'''

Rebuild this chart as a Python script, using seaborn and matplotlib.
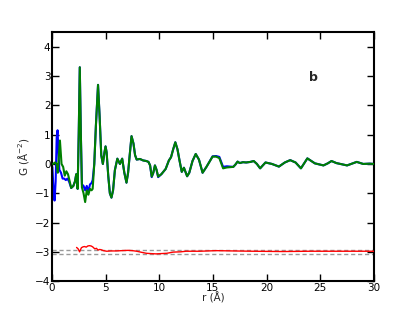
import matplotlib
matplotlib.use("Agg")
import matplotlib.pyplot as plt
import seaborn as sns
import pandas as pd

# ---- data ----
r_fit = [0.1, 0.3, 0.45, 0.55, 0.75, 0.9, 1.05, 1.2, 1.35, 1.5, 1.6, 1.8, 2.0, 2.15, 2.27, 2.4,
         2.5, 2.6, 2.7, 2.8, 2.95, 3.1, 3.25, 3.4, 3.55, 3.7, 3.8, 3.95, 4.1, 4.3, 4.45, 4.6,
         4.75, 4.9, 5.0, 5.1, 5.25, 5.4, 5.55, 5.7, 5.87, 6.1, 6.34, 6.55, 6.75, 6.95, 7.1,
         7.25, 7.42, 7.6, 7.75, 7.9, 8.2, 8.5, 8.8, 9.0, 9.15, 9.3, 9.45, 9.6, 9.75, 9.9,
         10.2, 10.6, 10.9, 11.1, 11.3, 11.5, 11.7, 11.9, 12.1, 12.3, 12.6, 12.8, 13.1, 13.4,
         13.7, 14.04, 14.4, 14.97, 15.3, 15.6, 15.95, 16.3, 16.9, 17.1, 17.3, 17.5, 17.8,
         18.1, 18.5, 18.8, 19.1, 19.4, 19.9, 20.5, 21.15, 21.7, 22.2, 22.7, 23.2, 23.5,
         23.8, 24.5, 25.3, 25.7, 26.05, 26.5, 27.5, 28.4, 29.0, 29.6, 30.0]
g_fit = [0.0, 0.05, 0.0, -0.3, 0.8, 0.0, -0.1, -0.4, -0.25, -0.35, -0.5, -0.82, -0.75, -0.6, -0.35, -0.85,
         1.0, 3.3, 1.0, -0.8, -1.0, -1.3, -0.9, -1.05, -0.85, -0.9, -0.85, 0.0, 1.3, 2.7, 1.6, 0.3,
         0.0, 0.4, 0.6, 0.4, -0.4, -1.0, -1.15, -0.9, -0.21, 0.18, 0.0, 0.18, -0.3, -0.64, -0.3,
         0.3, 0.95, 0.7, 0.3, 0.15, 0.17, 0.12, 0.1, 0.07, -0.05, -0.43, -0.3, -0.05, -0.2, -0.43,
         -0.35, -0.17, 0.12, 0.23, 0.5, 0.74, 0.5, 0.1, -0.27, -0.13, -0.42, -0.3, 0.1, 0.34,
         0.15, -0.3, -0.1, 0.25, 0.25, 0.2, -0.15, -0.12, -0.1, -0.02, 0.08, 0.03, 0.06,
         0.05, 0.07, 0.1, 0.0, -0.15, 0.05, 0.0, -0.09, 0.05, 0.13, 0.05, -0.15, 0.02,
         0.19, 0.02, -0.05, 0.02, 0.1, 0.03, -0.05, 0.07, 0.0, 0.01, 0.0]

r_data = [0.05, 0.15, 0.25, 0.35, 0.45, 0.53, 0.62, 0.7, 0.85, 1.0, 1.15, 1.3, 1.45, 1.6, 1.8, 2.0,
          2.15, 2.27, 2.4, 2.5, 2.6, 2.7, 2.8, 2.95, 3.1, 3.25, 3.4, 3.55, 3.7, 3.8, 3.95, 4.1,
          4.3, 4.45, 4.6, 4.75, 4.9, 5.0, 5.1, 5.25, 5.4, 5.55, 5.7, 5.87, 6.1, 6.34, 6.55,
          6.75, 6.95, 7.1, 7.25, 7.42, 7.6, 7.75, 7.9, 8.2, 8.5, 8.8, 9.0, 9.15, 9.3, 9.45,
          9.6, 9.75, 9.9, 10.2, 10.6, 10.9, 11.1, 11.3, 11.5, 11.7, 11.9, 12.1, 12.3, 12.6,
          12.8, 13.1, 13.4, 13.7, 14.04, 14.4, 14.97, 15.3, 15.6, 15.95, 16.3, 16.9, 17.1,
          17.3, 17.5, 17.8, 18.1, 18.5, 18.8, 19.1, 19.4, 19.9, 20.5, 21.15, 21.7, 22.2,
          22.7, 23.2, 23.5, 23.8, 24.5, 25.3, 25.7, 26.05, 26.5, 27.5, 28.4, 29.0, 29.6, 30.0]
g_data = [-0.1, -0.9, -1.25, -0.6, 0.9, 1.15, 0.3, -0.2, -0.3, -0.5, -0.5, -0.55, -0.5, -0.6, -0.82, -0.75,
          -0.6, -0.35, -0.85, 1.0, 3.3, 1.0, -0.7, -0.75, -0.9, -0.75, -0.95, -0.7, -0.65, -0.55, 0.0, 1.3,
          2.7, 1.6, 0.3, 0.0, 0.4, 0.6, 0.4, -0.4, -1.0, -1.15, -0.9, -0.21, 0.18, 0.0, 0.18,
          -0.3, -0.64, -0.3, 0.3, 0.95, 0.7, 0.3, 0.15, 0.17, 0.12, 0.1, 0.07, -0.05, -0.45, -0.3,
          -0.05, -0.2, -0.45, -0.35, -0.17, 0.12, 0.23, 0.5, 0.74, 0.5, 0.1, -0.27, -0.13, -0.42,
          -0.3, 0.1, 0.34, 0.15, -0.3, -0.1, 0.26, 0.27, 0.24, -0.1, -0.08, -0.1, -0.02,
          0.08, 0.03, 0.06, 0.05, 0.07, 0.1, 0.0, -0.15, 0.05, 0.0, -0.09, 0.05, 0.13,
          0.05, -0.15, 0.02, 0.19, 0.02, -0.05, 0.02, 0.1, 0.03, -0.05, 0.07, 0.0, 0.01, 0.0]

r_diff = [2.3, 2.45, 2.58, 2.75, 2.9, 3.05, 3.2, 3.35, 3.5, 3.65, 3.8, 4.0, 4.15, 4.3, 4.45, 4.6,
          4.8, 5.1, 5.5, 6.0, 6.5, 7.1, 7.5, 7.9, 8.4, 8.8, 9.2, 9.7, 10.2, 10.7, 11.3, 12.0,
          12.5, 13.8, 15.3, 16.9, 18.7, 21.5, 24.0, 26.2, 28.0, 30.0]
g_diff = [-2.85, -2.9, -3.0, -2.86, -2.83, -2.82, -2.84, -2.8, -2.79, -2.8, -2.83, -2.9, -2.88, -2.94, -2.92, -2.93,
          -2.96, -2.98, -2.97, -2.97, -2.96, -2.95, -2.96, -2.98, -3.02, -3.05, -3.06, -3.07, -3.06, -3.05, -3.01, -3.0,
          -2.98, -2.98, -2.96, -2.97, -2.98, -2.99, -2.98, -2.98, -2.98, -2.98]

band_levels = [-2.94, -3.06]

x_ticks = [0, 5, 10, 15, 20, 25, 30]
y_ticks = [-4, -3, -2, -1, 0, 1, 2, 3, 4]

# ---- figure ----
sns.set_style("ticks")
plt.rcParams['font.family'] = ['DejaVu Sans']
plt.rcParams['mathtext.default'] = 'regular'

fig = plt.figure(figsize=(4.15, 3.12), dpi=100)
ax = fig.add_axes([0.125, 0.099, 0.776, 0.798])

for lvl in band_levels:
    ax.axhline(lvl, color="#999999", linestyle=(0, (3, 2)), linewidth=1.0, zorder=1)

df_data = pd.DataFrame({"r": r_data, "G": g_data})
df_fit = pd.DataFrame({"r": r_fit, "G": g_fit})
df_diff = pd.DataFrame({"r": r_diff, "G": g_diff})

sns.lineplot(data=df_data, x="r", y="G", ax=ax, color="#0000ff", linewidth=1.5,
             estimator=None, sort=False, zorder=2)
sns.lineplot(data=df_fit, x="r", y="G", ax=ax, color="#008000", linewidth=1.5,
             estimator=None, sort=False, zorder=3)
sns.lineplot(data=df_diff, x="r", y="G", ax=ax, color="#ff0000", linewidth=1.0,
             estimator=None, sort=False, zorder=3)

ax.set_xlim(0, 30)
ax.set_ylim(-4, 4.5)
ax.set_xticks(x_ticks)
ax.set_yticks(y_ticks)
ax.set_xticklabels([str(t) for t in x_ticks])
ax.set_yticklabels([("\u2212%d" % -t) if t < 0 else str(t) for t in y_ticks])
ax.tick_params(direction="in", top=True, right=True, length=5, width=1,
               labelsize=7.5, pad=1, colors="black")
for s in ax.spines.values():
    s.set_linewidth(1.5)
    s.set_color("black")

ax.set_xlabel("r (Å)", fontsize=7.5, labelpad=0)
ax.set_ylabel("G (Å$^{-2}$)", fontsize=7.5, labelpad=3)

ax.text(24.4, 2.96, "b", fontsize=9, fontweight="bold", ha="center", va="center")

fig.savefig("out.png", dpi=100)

'''

Challenge: Repeat only what lies between the start of the data and the end of the line containing "import pandas as pd", exactly, with pictures left out.

Solution for this task:
Rebuild this chart as a Python script, using seaborn and matplotlib.
import matplotlib
matplotlib.use("Agg")
import matplotlib.pyplot as plt
import seaborn as sns
import pandas as pd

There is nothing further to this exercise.